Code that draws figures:
==*==
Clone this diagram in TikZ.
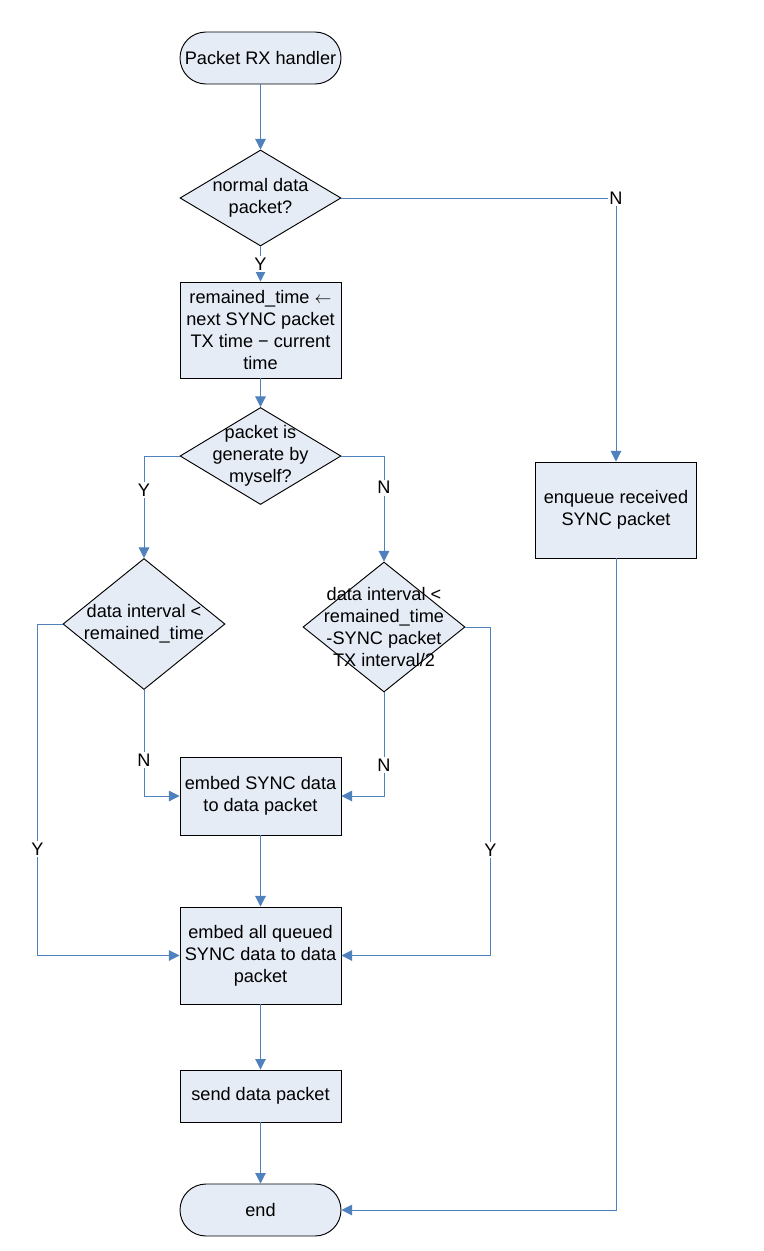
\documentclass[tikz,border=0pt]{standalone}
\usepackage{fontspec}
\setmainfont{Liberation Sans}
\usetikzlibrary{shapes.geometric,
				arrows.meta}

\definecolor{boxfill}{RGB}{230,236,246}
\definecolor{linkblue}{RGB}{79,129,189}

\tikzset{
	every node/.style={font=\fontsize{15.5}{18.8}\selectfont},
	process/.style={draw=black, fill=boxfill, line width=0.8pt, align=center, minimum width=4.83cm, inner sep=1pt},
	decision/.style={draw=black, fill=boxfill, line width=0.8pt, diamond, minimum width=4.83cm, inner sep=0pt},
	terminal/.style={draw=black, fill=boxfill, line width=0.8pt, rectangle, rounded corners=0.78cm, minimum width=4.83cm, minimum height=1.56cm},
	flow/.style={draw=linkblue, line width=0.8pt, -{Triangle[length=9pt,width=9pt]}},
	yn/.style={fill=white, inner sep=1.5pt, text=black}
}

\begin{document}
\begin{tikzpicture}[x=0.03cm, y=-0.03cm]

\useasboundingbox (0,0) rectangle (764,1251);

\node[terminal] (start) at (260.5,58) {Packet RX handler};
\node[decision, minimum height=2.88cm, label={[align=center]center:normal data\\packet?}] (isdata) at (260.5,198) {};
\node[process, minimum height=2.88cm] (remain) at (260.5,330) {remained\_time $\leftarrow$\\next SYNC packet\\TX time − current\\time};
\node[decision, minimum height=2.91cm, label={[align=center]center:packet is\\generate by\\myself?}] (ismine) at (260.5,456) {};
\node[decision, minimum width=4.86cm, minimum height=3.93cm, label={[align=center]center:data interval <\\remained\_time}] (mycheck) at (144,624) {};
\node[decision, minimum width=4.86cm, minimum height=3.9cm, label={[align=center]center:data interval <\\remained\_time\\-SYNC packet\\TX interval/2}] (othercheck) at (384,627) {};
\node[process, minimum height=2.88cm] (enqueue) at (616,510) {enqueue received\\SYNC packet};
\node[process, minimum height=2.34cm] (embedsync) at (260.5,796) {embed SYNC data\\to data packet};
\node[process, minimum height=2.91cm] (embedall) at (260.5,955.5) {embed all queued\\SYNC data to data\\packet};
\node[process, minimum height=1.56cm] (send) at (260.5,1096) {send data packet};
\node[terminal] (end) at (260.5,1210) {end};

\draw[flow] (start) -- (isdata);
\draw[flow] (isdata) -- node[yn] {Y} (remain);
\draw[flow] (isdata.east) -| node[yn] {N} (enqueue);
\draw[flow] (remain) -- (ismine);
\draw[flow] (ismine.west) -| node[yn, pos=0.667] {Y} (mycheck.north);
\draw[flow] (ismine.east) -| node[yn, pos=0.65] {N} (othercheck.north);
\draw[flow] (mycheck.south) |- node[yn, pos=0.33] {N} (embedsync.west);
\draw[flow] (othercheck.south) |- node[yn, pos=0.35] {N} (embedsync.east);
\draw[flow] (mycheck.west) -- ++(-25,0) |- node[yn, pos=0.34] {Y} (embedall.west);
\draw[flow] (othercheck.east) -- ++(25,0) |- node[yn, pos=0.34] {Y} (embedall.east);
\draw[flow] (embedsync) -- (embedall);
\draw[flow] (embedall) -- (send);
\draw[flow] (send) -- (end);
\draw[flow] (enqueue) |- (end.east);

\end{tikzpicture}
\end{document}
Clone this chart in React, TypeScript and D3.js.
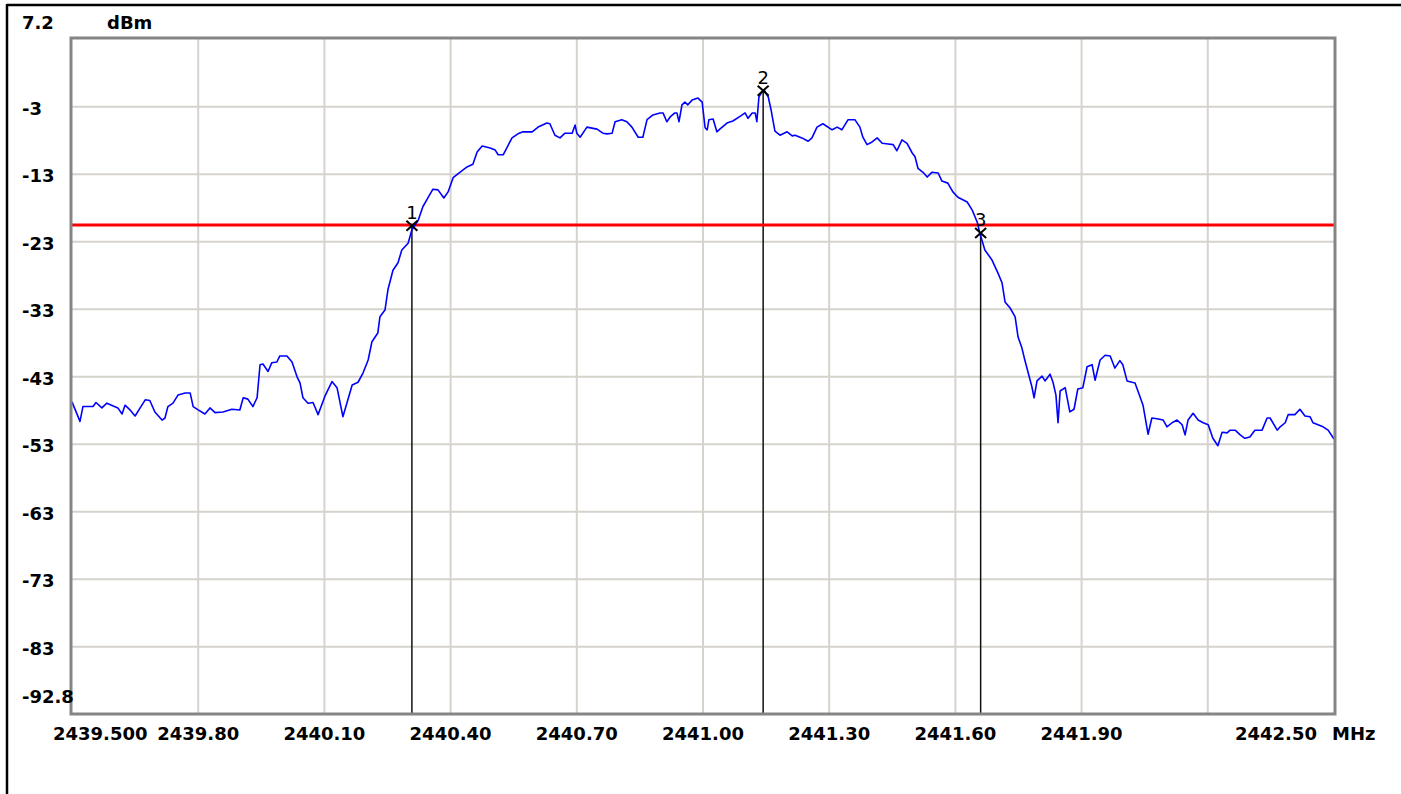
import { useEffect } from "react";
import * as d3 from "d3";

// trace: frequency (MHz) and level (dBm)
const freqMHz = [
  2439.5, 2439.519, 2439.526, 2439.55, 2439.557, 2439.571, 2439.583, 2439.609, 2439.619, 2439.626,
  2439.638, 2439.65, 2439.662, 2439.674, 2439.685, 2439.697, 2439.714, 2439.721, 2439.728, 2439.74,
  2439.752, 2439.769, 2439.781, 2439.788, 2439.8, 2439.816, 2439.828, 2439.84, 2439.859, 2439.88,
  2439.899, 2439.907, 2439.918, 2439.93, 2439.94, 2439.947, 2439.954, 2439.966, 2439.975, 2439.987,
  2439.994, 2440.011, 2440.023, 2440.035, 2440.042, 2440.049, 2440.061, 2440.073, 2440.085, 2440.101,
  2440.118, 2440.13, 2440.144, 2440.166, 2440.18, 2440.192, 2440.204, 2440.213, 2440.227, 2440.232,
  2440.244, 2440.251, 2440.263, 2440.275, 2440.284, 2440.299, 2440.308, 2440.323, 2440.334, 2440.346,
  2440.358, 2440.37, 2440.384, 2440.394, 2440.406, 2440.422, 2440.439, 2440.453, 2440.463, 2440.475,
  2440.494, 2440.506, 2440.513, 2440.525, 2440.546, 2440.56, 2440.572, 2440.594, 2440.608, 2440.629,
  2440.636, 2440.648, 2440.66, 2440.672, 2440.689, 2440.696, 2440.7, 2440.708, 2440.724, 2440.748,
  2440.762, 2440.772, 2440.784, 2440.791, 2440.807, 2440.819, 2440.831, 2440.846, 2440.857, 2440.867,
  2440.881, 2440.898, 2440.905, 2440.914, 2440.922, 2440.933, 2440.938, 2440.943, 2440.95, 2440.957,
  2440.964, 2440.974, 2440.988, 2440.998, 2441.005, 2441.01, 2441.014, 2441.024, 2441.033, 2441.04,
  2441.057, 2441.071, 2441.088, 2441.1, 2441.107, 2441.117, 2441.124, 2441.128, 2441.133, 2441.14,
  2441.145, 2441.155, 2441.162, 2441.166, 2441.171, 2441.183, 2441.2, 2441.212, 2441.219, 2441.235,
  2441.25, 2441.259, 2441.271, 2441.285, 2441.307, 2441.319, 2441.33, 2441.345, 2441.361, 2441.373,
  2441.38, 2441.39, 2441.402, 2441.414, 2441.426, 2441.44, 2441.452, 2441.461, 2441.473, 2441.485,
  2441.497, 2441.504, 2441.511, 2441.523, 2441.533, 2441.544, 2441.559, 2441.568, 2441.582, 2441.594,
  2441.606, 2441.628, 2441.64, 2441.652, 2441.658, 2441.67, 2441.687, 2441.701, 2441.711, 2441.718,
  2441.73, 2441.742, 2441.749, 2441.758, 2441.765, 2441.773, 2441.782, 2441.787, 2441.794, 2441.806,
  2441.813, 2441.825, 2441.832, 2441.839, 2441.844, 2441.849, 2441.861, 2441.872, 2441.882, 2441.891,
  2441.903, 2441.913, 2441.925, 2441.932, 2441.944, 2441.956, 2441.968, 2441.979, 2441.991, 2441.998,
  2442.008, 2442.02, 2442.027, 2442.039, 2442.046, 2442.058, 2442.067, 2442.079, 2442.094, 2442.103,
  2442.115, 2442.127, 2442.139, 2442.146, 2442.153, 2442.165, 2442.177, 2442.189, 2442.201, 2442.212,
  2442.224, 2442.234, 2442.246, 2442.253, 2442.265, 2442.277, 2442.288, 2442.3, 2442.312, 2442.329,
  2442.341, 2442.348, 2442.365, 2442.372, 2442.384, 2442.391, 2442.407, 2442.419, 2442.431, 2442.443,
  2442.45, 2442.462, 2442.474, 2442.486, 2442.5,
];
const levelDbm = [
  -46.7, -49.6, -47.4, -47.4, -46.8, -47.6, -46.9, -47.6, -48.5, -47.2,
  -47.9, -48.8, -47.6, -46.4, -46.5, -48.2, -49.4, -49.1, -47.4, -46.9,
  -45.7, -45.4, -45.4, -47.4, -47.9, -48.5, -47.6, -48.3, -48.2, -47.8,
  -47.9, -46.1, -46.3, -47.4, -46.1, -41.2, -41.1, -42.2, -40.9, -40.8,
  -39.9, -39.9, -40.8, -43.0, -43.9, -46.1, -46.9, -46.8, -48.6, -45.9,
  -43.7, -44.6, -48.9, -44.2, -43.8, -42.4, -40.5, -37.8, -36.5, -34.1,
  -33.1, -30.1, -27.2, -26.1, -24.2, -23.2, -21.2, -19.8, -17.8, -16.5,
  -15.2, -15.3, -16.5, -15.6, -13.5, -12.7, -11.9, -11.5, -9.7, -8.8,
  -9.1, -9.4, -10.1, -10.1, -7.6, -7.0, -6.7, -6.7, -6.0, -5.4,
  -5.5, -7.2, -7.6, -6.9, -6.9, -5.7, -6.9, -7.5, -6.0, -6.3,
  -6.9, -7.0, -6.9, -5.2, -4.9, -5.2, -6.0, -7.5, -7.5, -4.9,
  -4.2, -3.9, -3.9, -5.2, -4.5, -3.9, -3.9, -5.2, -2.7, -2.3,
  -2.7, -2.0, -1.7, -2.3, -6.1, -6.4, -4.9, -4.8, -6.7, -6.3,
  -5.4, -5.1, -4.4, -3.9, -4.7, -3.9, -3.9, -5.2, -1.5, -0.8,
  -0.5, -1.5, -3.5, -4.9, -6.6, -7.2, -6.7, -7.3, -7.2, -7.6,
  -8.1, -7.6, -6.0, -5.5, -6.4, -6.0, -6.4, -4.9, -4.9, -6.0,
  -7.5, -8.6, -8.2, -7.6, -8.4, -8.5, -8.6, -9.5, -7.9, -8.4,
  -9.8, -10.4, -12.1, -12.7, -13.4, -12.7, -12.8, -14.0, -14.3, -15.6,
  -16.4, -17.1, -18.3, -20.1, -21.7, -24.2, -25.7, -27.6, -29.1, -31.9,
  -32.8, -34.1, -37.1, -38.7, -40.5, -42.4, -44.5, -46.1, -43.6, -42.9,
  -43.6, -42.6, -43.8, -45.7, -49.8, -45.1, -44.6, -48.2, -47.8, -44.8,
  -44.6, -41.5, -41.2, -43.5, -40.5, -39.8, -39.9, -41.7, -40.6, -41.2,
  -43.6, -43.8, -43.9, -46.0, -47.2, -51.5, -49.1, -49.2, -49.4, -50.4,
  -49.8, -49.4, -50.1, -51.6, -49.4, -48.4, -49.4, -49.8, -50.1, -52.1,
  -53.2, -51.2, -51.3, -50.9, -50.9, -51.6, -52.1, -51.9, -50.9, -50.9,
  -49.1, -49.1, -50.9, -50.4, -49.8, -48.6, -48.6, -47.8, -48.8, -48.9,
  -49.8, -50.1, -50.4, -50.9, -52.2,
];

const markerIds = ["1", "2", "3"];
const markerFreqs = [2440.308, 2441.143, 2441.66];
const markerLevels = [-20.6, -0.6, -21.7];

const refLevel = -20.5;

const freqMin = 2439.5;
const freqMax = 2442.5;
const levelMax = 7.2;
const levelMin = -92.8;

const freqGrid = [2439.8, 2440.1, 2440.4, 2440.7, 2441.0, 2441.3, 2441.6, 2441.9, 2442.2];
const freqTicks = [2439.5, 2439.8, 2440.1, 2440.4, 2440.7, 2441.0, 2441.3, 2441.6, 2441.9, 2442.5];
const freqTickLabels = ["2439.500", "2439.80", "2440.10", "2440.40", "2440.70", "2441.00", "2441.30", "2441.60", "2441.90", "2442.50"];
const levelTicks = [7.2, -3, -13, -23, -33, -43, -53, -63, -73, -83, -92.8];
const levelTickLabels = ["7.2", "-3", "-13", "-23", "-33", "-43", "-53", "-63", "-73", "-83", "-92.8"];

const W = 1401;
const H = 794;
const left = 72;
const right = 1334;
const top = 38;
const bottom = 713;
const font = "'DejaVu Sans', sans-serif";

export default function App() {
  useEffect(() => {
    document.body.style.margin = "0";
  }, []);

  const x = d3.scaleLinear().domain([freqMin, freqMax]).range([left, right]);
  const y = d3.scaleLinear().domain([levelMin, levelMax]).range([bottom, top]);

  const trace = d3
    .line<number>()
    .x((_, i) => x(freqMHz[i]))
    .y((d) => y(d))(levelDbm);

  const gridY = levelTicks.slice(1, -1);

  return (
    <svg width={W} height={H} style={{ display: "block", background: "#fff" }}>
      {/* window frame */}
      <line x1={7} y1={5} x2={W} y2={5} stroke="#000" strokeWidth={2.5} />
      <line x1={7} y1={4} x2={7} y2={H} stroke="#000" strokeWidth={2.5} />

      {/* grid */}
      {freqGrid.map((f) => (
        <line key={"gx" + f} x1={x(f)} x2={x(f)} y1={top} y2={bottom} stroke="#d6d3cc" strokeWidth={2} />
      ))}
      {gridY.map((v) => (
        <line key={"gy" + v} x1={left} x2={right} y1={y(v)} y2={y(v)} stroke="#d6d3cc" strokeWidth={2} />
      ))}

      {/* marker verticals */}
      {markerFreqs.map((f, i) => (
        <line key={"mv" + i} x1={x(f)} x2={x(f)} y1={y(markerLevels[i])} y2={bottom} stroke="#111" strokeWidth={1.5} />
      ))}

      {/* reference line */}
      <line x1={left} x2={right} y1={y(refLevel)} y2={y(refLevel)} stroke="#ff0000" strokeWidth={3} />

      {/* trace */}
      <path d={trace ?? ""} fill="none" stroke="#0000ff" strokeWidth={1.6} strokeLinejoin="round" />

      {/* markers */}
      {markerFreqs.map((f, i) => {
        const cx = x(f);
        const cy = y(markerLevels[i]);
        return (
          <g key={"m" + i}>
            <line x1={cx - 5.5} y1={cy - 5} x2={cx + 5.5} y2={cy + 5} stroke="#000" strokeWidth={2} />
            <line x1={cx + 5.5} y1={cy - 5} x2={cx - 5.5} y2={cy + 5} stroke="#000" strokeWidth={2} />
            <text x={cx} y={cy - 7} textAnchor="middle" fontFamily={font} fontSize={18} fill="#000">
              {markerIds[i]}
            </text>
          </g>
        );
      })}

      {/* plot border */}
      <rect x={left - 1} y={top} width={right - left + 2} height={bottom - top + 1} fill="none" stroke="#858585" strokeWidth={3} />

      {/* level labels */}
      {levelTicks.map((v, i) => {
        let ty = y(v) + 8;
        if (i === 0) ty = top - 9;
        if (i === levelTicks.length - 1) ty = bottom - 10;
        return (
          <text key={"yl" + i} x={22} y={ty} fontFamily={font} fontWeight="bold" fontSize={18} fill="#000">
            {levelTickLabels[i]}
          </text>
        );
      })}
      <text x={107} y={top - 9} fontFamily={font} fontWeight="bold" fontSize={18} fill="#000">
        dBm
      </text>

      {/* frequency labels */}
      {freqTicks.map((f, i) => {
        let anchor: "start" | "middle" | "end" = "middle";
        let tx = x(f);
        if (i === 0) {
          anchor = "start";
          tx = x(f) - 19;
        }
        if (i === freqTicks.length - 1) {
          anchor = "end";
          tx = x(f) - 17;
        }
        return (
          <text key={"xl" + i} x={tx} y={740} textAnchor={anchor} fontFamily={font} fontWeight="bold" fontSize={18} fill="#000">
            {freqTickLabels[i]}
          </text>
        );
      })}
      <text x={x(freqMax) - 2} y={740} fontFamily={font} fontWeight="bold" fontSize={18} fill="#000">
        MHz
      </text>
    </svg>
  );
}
==*==
#### WHAT YOU NEED TO DO
Reproduce the lines above starting at the one with "Clone this chart" and ending at the one with "import * as", both included, exactly and with no pictures.

#### SOLUTION TO THIS TASK
Clone this chart in React, TypeScript and D3.js.
import { useEffect } from "react";
import * as d3 from "d3";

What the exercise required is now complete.